Antonio Buehler

Antonio Buehler handing out awards during the 2013 Peaceful Street Project Police Accountability Summit. Photo by Carlos Miller

Antonio Buehler, the founder of the Peaceful Streets Project, has uncovered internal police documents revealing a shocking attempt at abuse of power by the Austin Police Department.

In September 2012, Buehler wrote a satirical facebook post in the form of a fictional letter to the editor of the local newspaper written by assistant APD Chief of Police David Carter. Among it’s subject matter, the letter pointed out the APD’s lack of respect for Constitutional rights, and the police’s penchant for shooting dogs.

Following Buehler’s post, David Carter tried to have Buehler prosecuted for criminal impersonation.

“I tried to make a joke on a private facebook page about the Austin Police Department not giving a damn about people’s constitutional rights or their dogs. So APD tries to get me indicted on a third degree felony for “Online Impersonation,” wrote Buehler, 37, a former army lieutenant and West Point graduate, who earned his MBA from Stanford.

Ever since his arrest for photographing an abusive arrest on January 1, 2012, Buehler has been raising the ire of Austin police officers for organizing local activists to begin recording police in public, which became known as the Peaceful Streets Project with chapters springing up in other cities. The organization also raised money to purchase cameras for local residents so they could hold police accountable.

He also had to spend endless hours and money to fight felony charges from his arrest where he was accused of spitting in an officer’s face, although another man with a camera captured the incident from across the street and there was no indication of spitting.

There is also surveillance video from the gas station that never went public but will be used in a pending lawsuit should it go to trial.

“It further shows that the cop was the aggressor,” Buehler said. “He came up to me. I never interfered with the arrest. It shows I never spit on the cop.”

Then in the ensuing months as that case was still pending, he was arrested an additional two times.

More than a year after the initial arrest, his case was brought before a grand jury, which dismissed the felony charge, but charged him with one count of misdemeanor failure to obey for each arrest.

The grand jury also tacked on a charge on interference for an incident in which he exposed an undercover cop in public, an incident which you can see below for which he was never arrested.


“There was no question the prosecutors were working in cahoots with the cops,” he said, adding that the surveillance video was viewed by the district attorney, the grand jury as well as internal affairs.

“The video is a complete contradiction to what (officer) Oborski wrote in his affidavit,” he said.

The four charges from the grand jury are still pending and he is scheduled to go to trial for the interference charge on September 24.

Nevertheless, Buehler filed suit against the Austin Police Department with the cops claiming qualified immunity, insisting that the right to record cops “is not recognized as a Constitutional right.”

On July 24, 2014, Judge Mark Lane rejected their motion for qualified immunity, ruling that private citizens have the right to record officers in public places as they perform their official duties, allowing Buehler to proceed with his lawsuit.

Although the right to record cops has been affirmed by several court decisions throughout the country over the years, the motion to dismiss from Austin police allowed a Texas judge to set the record straight once again in a thorough 36-page decision.

If a person has the right to assemble in a public place, receive information on a matter of public concern, and make a record of that information for the purpose of disseminating that information, the ability to make photographic or video recording of that information is simply not a new right or a revolutionary expansion of a historical right.

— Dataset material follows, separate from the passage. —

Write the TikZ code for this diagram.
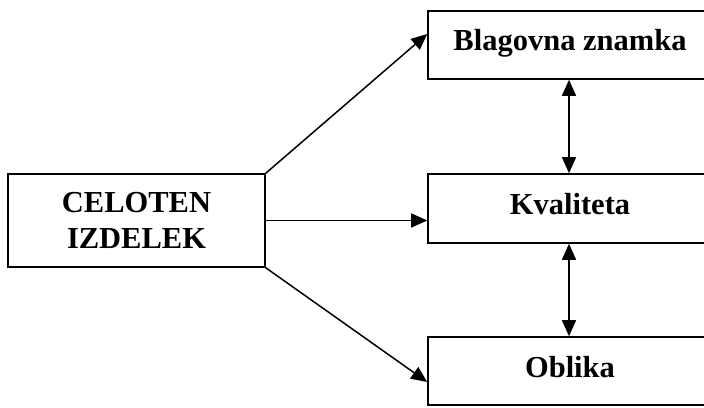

Instead, the photographic or video recording of public information is only a more modern and efficient method of exercising a clearly established right. In light of the existing Fifth Circuit precedent and the robust consensus among circuit courts of appeals, the Court concludes that the right to photograph and videotape police officers as they perform their official duties was clearly established at the time of Buehler’s arrests.

Below are the internal APD emails recovered by Buehler, which paint him as a violent criminal, as well as Buehler’s initial facebook post. A three-word email, “DA declines prosecution,” was the response assistant chief Carter received for his attempt to have Buehler prosecuted.

Buehler also obtained proof that Justin Berry, the undercover cop he exposed in a video trying to arrest underage women drinking in bars, had compiled an intelligence report on him, labeling him a “sovereign citizen,” which is considered a “domestic terrorist group” by law enforcement, even though Buehler has never claimed that status.

The intelligence report, posted below, also points out that the West Point graduate has “access to weapons” and is “skilled in weapons,” even though the only weapons he has used since his arrest are cameras.





Screenshot 2014-09-11 13.13.18

For his part, Buehler remains steadfast in growing the Peaceful Streets Project.  “We plan to augment and grow the police accountability movement by mobilizing thousands of volunteers engage in direct action tactics, such as know your rights trainings and cop watches to change the culture of society so we empower millions,” said Buehler in a YouTube post.

His experience has left him with a very sour impression of law enforcement in genera.

“I used to think there were rogue cops that gave the profession a bad name,” he said. “Now I realize the entire profession is corrupt.”